* _WHAT THE TASK ASKS_
Output the data word for word, dropping every image.

— Begin —

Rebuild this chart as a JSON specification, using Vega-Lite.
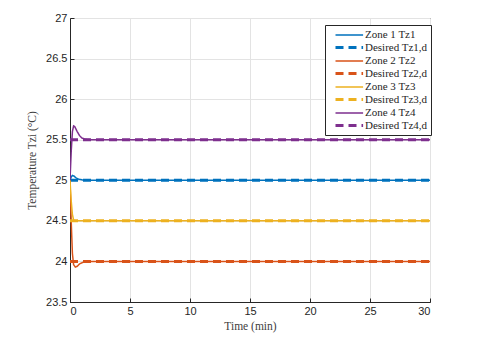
{
  "$schema": "https://vega.github.io/schema/vega-lite/v6.json",
  "width": 360,
  "height": 284,
  "autosize": "none",
  "padding": {"left": 70, "top": 18, "right": 50, "bottom": 38},
  "background": "white",
  "config": {
    "view": {"stroke": "#262626", "strokeWidth": 1},
    "axis": {
      "domainColor": "#262626",
      "tickColor": "#262626",
      "tickSize": -4,
      "labelPadding": 7,
      "gridColor": "#e3e3e3",
      "labelFont": "Liberation Sans",
      "labelFontSize": 11,
      "labelColor": "#262626",
      "titleFont": "Liberation Serif",
      "titleFontSize": 11.5,
      "titleFontWeight": "normal",
      "titleColor": "#404040"
    },
    "legend": {
      "labelFont": "Liberation Serif",
      "labelFontSize": 11.5,
      "labelColor": "#262626"
    }
  },
  "data": {"values": [
    {"s": "Zone 1 Tz1", "t": 0, "v": 25},
    {"s": "Zone 1 Tz1", "t": 0.1, "v": 25.04},
    {"s": "Zone 1 Tz1", "t": 0.2, "v": 25.06},
    {"s": "Zone 1 Tz1", "t": 0.35, "v": 25.05},
    {"s": "Zone 1 Tz1", "t": 0.5, "v": 25.03},
    {"s": "Zone 1 Tz1", "t": 0.7, "v": 25.015},
    {"s": "Zone 1 Tz1", "t": 1.0, "v": 25.005},
    {"s": "Zone 1 Tz1", "t": 1.5, "v": 25},
    {"s": "Zone 1 Tz1", "t": 30, "v": 25},
    {"s": "Desired Tz1,d", "t": 0, "v": 25},
    {"s": "Desired Tz1,d", "t": 30, "v": 25},
    {"s": "Zone 2 Tz2", "t": 0, "v": 25},
    {"s": "Zone 2 Tz2", "t": 0.1, "v": 24.5},
    {"s": "Zone 2 Tz2", "t": 0.2, "v": 24.1},
    {"s": "Zone 2 Tz2", "t": 0.3, "v": 23.96},
    {"s": "Zone 2 Tz2", "t": 0.45, "v": 23.93},
    {"s": "Zone 2 Tz2", "t": 0.6, "v": 23.94},
    {"s": "Zone 2 Tz2", "t": 0.8, "v": 23.97},
    {"s": "Zone 2 Tz2", "t": 1.1, "v": 23.99},
    {"s": "Zone 2 Tz2", "t": 1.5, "v": 24},
    {"s": "Zone 2 Tz2", "t": 30, "v": 24},
    {"s": "Desired Tz2,d", "t": 0, "v": 24},
    {"s": "Desired Tz2,d", "t": 30, "v": 24},
    {"s": "Zone 3 Tz3", "t": 0, "v": 25},
    {"s": "Zone 3 Tz3", "t": 0.1, "v": 24.75},
    {"s": "Zone 3 Tz3", "t": 0.2, "v": 24.58},
    {"s": "Zone 3 Tz3", "t": 0.3, "v": 24.51},
    {"s": "Zone 3 Tz3", "t": 0.4, "v": 24.5},
    {"s": "Zone 3 Tz3", "t": 30, "v": 24.5},
    {"s": "Desired Tz3,d", "t": 0, "v": 24.5},
    {"s": "Desired Tz3,d", "t": 30, "v": 24.5},
    {"s": "Zone 4 Tz4", "t": 0, "v": 25},
    {"s": "Zone 4 Tz4", "t": 0.1, "v": 25.35},
    {"s": "Zone 4 Tz4", "t": 0.2, "v": 25.6},
    {"s": "Zone 4 Tz4", "t": 0.3, "v": 25.67},
    {"s": "Zone 4 Tz4", "t": 0.4, "v": 25.66},
    {"s": "Zone 4 Tz4", "t": 0.6, "v": 25.6},
    {"s": "Zone 4 Tz4", "t": 0.8, "v": 25.55},
    {"s": "Zone 4 Tz4", "t": 1.0, "v": 25.52},
    {"s": "Zone 4 Tz4", "t": 1.3, "v": 25.505},
    {"s": "Zone 4 Tz4", "t": 1.7, "v": 25.5},
    {"s": "Zone 4 Tz4", "t": 30, "v": 25.5},
    {"s": "Desired Tz4,d", "t": 0, "v": 25.5},
    {"s": "Desired Tz4,d", "t": 30, "v": 25.5}
  ]},
  "mark": {"type": "line", "clip": true},
  "encoding": {
    "x": {
      "field": "t", "type": "quantitative",
      "scale": {"domain": [0, 30], "nice": false, "zero": false},
      "axis": {"values": [0, 5, 10, 15, 20, 25, 30], "title": "Time (min)", "titlePadding": 4}
    },
    "y": {
      "field": "v", "type": "quantitative",
      "scale": {"domain": [23.5, 27], "nice": false, "zero": false},
      "axis": {"values": [23.5, 24, 24.5, 25, 25.5, 26, 26.5, 27], "format": "~g", "title": "Temperature Tzi (°C)", "titlePadding": 8}
    },
    "color": {
      "field": "s", "type": "nominal",
      "scale": {
        "domain": ["Zone 1 Tz1", "Desired Tz1,d", "Zone 2 Tz2", "Desired Tz2,d", "Zone 3 Tz3", "Desired Tz3,d", "Zone 4 Tz4", "Desired Tz4,d"],
        "range": ["#0072BD", "#0072BD", "#D95319", "#D95319", "#EDB120", "#EDB120", "#7E2F8E", "#7E2F8E"]
      },
      "legend": {
        "title": null,
        "orient": "none",
        "legendX": 255,
        "legendY": 7,
        "symbolType": "M0,0H4.6",
        "symbolSize": 144,
        "rowPadding": 0,
        "padding": 3,
        "labelFontSize": 11,
        "strokeColor": "#262626",
        "fillColor": "white",
        "labelOffset": 22
      }
    },
    "strokeDash": {
      "field": "s", "type": "nominal",
      "scale": {
        "domain": ["Zone 1 Tz1", "Desired Tz1,d", "Zone 2 Tz2", "Desired Tz2,d", "Zone 3 Tz3", "Desired Tz3,d", "Zone 4 Tz4", "Desired Tz4,d"],
        "range": [[1, 0], [8, 5], [1, 0], [8, 5], [1, 0], [8, 5], [1, 0], [8, 5]]
      },
      "legend": null
    },
    "strokeWidth": {
      "field": "s", "type": "nominal",
      "scale": {
        "type": "ordinal",
        "domain": ["Zone 1 Tz1", "Desired Tz1,d", "Zone 2 Tz2", "Desired Tz2,d", "Zone 3 Tz3", "Desired Tz3,d", "Zone 4 Tz4", "Desired Tz4,d"],
        "range": [1.5, 3, 1.5, 3, 1.5, 3, 1.5, 3]
      },
      "legend": null
    }
  }
}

— End —

* _RESPONSE TO THIS EXERCISE_
Rebuild this chart as a JSON specification, using Vega-Lite.
{
  "$schema": "https://vega.github.io/schema/vega-lite/v6.json",
  "width": 360,
  "height": 284,
  "autosize": "none",
  "padding": {"left": 70, "top": 18, "right": 50, "bottom": 38},
  "background": "white",
  "config": {
    "view": {"stroke": "#262626", "strokeWidth": 1},
    "axis": {
      "domainColor": "#262626",
      "tickColor": "#262626",
      "tickSize": -4,
      "labelPadding": 7,
      "gridColor": "#e3e3e3",
      "labelFont": "Liberation Sans",
      "labelFontSize": 11,
      "labelColor": "#262626",
      "titleFont": "Liberation Serif",
      "titleFontSize": 11.5,
      "titleFontWeight": "normal",
      "titleColor": "#404040"
    },
    "legend": {
      "labelFont": "Liberation Serif",
      "labelFontSize": 11.5,
      "labelColor": "#262626"
    }
  },
  "data": {"values": [
    {"s": "Zone 1 Tz1", "t": 0, "v": 25},
    {"s": "Zone 1 Tz1", "t": 0.1, "v": 25.04},
    {"s": "Zone 1 Tz1", "t": 0.2, "v": 25.06},
    {"s": "Zone 1 Tz1", "t": 0.35, "v": 25.05},
    {"s": "Zone 1 Tz1", "t": 0.5, "v": 25.03},
    {"s": "Zone 1 Tz1", "t": 0.7, "v": 25.015},
    {"s": "Zone 1 Tz1", "t": 1.0, "v": 25.005},
    {"s": "Zone 1 Tz1", "t": 1.5, "v": 25},
    {"s": "Zone 1 Tz1", "t": 30, "v": 25},
    {"s": "Desired Tz1,d", "t": 0, "v": 25},
    {"s": "Desired Tz1,d", "t": 30, "v": 25},
    {"s": "Zone 2 Tz2", "t": 0, "v": 25},
    {"s": "Zone 2 Tz2", "t": 0.1, "v": 24.5},
    {"s": "Zone 2 Tz2", "t": 0.2, "v": 24.1},
    {"s": "Zone 2 Tz2", "t": 0.3, "v": 23.96},
    {"s": "Zone 2 Tz2", "t": 0.45, "v": 23.93},
    {"s": "Zone 2 Tz2", "t": 0.6, "v": 23.94},
    {"s": "Zone 2 Tz2", "t": 0.8, "v": 23.97},
    {"s": "Zone 2 Tz2", "t": 1.1, "v": 23.99},
    {"s": "Zone 2 Tz2", "t": 1.5, "v": 24},
    {"s": "Zone 2 Tz2", "t": 30, "v": 24},
    {"s": "Desired Tz2,d", "t": 0, "v": 24},
    {"s": "Desired Tz2,d", "t": 30, "v": 24},
    {"s": "Zone 3 Tz3", "t": 0, "v": 25},
    {"s": "Zone 3 Tz3", "t": 0.1, "v": 24.75},
    {"s": "Zone 3 Tz3", "t": 0.2, "v": 24.58},
    {"s": "Zone 3 Tz3", "t": 0.3, "v": 24.51},
    {"s": "Zone 3 Tz3", "t": 0.4, "v": 24.5},
    {"s": "Zone 3 Tz3", "t": 30, "v": 24.5},
    {"s": "Desired Tz3,d", "t": 0, "v": 24.5},
    {"s": "Desired Tz3,d", "t": 30, "v": 24.5},
    {"s": "Zone 4 Tz4", "t": 0, "v": 25},
    {"s": "Zone 4 Tz4", "t": 0.1, "v": 25.35},
    {"s": "Zone 4 Tz4", "t": 0.2, "v": 25.6},
    {"s": "Zone 4 Tz4", "t": 0.3, "v": 25.67},
    {"s": "Zone 4 Tz4", "t": 0.4, "v": 25.66},
    {"s": "Zone 4 Tz4", "t": 0.6, "v": 25.6},
    {"s": "Zone 4 Tz4", "t": 0.8, "v": 25.55},
    {"s": "Zone 4 Tz4", "t": 1.0, "v": 25.52},
    {"s": "Zone 4 Tz4", "t": 1.3, "v": 25.505},
    {"s": "Zone 4 Tz4", "t": 1.7, "v": 25.5},
    {"s": "Zone 4 Tz4", "t": 30, "v": 25.5},
    {"s": "Desired Tz4,d", "t": 0, "v": 25.5},
    {"s": "Desired Tz4,d", "t": 30, "v": 25.5}
  ]},
  "mark": {"type": "line", "clip": true},
  "encoding": {
    "x": {
      "field": "t", "type": "quantitative",
      "scale": {"domain": [0, 30], "nice": false, "zero": false},
      "axis": {"values": [0, 5, 10, 15, 20, 25, 30], "title": "Time (min)", "titlePadding": 4}
    },
    "y": {
      "field": "v", "type": "quantitative",
      "scale": {"domain": [23.5, 27], "nice": false, "zero": false},
      "axis": {"values": [23.5, 24, 24.5, 25, 25.5, 26, 26.5, 27], "format": "~g", "title": "Temperature Tzi (°C)", "titlePadding": 8}
    },
    "color": {
      "field": "s", "type": "nominal",
      "scale": {
        "domain": ["Zone 1 Tz1", "Desired Tz1,d", "Zone 2 Tz2", "Desired Tz2,d", "Zone 3 Tz3", "Desired Tz3,d", "Zone 4 Tz4", "Desired Tz4,d"],
        "range": ["#0072BD", "#0072BD", "#D95319", "#D95319", "#EDB120", "#EDB120", "#7E2F8E", "#7E2F8E"]
      },
      "legend": {
        "title": null,
        "orient": "none",
        "legendX": 255,
        "legendY": 7,
        "symbolType": "M0,0H4.6",
        "symbolSize": 144,
        "rowPadding": 0,
        "padding": 3,
        "labelFontSize": 11,
        "strokeColor": "#262626",
        "fillColor": "white",
        "labelOffset": 22
      }
    },
    "strokeDash": {
      "field": "s", "type": "nominal",
      "scale": {
        "domain": ["Zone 1 Tz1", "Desired Tz1,d", "Zone 2 Tz2", "Desired Tz2,d", "Zone 3 Tz3", "Desired Tz3,d", "Zone 4 Tz4", "Desired Tz4,d"],
        "range": [[1, 0], [8, 5], [1, 0], [8, 5], [1, 0], [8, 5], [1, 0], [8, 5]]
      },
      "legend": null
    },
    "strokeWidth": {
      "field": "s", "type": "nominal",
      "scale": {
        "type": "ordinal",
        "domain": ["Zone 1 Tz1", "Desired Tz1,d", "Zone 2 Tz2", "Desired Tz2,d", "Zone 3 Tz3", "Desired Tz3,d", "Zone 4 Tz4", "Desired Tz4,d"],
        "range": [1.5, 3, 1.5, 3, 1.5, 3, 1.5, 3]
      },
      "legend": null
    }
  }
}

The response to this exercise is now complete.